An advocacy organization founded by the late son of Franklin Delano Roosevelt endorsed Democratic presidential nominee Joe Biden Thursday morning, warning that President Donald Trump’s push to eliminate the payroll tax if reelected poses an “existential threat” to Social Security’s dedicated funding.
Founded in 1982 in the midst of the Reagan administration’s assault on Social Security and other key components of the nation’s safety net, the National Committee to Preserve Social Security and Medicare (NCPSSM) typically focuses its political activity on congressional races; before Thursday, the group—which represents millions of members nationwide—had never endorsed a candidate for the White House.
But NCPSSM president Max Richtman told Common Dreams in an exclusive interview that the organization’s board felt compelled to break with tradition, given Trump’s open threats to gut a program that provides crucial benefits to some 64 million Americans in a time of widespread economic pain caused by the Covid-19 pandemic.
“This really is unprecedented for us, but we think it’s called for,” Richtman said. “The tipping point, or the straw that broke the camel’s back, was the payroll tax cut proposal from the president… We look at it as an existential threat to the program, going right to the heart of the funding of Social Security.”
Richtman’s assessment of the potential consequences of scrapping the payroll tax—the funding mechanism for Social Security—echoed the findings of the Social Security Administration’s chief actuary, who told a group of senators late last month that ending the payroll tax would “permanently” deplete Social Security’s Disability Insurance trust fund by mid-2021 and the Old Age and Survivors Insurance trust fund by mid-2023 “with no ability to pay” benefits thereafter.
While Trump has insisted that his proposal would leave Social Security unscathed by replacing lost payroll tax revenue with revenue from the general fund, Richtman voiced skepticism about that proposed solution and suggested it could be another of the president’s many empty promises.
“My response is: really?” said Richtman. “You just added trillions of dollars to the federal debt with the huge tax cut… and you think Congress is going to come up with more trillions of dollars to put into Social Security? I don’t think so.”
Notwithstanding his 2016 campaign promise to abandon Republican orthodoxy and shield Social Security, Medicare, and Medicaid from cuts, Trump has repeatedly called for slashing all three programs in his budget proposals during his first four years in office and, on several occasions, made explicit his intention to pursue cuts if he wins a second term in November. Trump’s reelection, NCPSSM and other organizations have warned, could be a fatal blow to Social Security.
Throughout the 2020 Democratic presidential primary process, as Common Dreams reported, Biden also faced criticism over his past support for Social Security cuts.

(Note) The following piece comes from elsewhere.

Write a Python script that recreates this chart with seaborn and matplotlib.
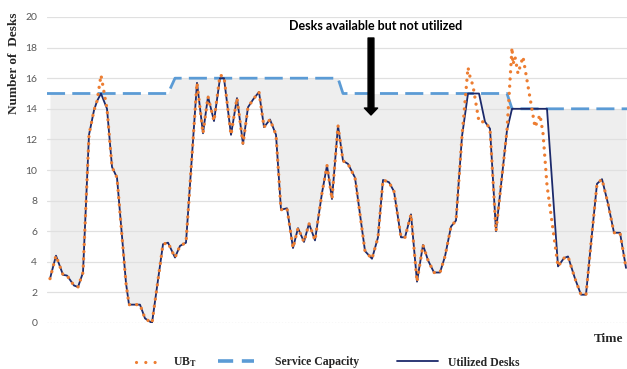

Nancy Altman, president of advocacy group Social Security Works, said in a January statement that Biden’s Social Security record—including comments he made as recently as 2018—is “cause for concern.”
Biden has since committed to protecting and expanding Social Security and condemned Trump’s threat last month to end the payroll tax as a “reckless war” on the program “at a time when seniors are suffering the overwhelming impact of a pandemic he has failed to get under control.” Days after Trump openly vowed to “terminate” the payroll tax, Social Security Works’ political action committee endorsed Biden, warning that “there has never been an election more consequential for Social Security than this one.”
James Roosevelt, Jr., vice chairman of NCPSSM’s advisory board and the grandson of FDR, echoed that sentiment in a statement, saying, “My father and grandfather would be outraged that President Trump and his allies want to dismantle” Social Security and Medicare.
“When FDR said ‘no damn politician’ would dare scrap Social Security, he still thought every politician would be concerned for the welfare of the American people,” said Roosevelt. “He never contemplated a Donald Trump.”
Speaking to Common Dreams, Richtman acknowledged that Social Security advocates may find some of Biden’s past positions and comments on the program disagreeable. But, given Biden’s current policy proposals and more recent statements, Richtman expressed confidence that the
Democratic nominee will champion Social Security if elected in November.
In a press release announcing its endorsement, NCPSSM points to Biden’s description of Social Security as a “sacred obligation” and says the former vice president’s proposal to expand benefits would lift “an additional half a million seniors out of poverty by 2030.”
“Never in our organization’s history have we seen such a consistent level of threats to the health and retirement security of America’s seniors,” Richtman said in a statement. “There is no doubt that the most effective way to protect the future for older Americans is to elect Joe Biden as president.”
“After nearly four decades of fighting to protect American seniors, the National Committee has determined that many older Americans cannot afford—let alone survive—another four years of President Trump,” Richtman continued. “By endorsing Joe Biden and Kamala Harris today, we will work tirelessly to help voters of all ages understand that Trump’s promises are empty. He offers seniors a one-way ticket to nowhere.”